One theme he is drawn to repeatedly is anonymity. He finds moments when his subject’s face is obscured by shadows or behind their hair, or when their gaze just misses the lens. He focuses instead on finding emotion in the body.
The result is a tension between the natural and the supernatural, the human and the alien, the real and the surreal.
“It forces me to, or forces the viewer maybe, to inspect more on the forms and the shapes that are taking place and how we interact with our environments,” Jiang said. “Adding that level of playing with lighting, for example, playing with the flash, adds an element of eeriness.”
Jiang’s place behind the camera creates another tension in his work. Though these shoots are whimsical, shared creative efforts, his subjects appear alone in the frame.
Jiang’s upbringing, as a gay Chinese-American kid in a city with a relatively small Chinese diaspora, informs how he portrays his subjects and the private world they share while shooting.
Growing up in San Marcos, Jiang was one of few Asian students at his high school. His extended family and his father lived in China. Being in the closet only deepened this feeling of being an outsider.
“I'm really familiar with that experience of isolation and feeling alienated,” Jiang said. “I think it's maybe reflected in the work that I do.”

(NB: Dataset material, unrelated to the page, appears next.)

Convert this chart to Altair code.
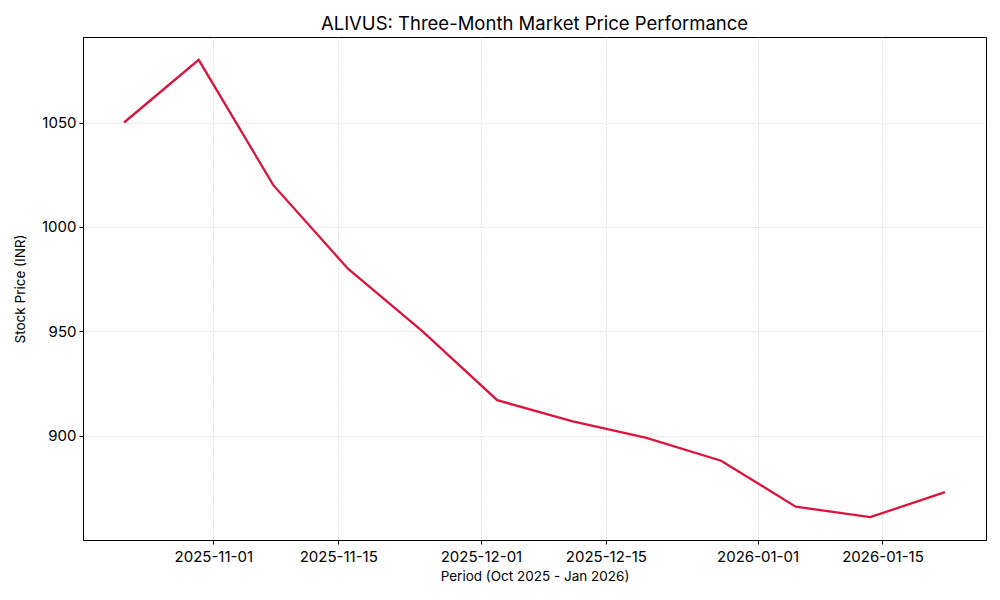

Moving to the Bay Area was a good kind of culture shock. Suddenly, Jiang was surrounded by a community that understood and accepted him.
Jiang moved back to San Diego last year with new confidence in his creativity. He’s been exploring the landscape of his childhood with fresh eyes, open to wherever and to whomever the future of his art takes him.
During his final semester at Berkeley, he met up with a friend from home whom he hadn’t seen in months. It was a windy day, and they spent it outdoors, enamored by the swaying of tall grass in a field.
“We were talking about some tough subjects, you know, our future, what we wanted. It was a really calm environment to be in,” Jiang said.
Jiang was finishing up a darkroom class and had his camera with him. When they came to a tree trunk in the middle of that field, his friend sat against it, her hair catching the breeze along with the grass.
With one shot left on his roll of film, Jiang snapped the photo.
“It was just bringing that vision into life and bringing it into something tangible,” Jiang said. “Enjoying the piece that came with that is really, really special.”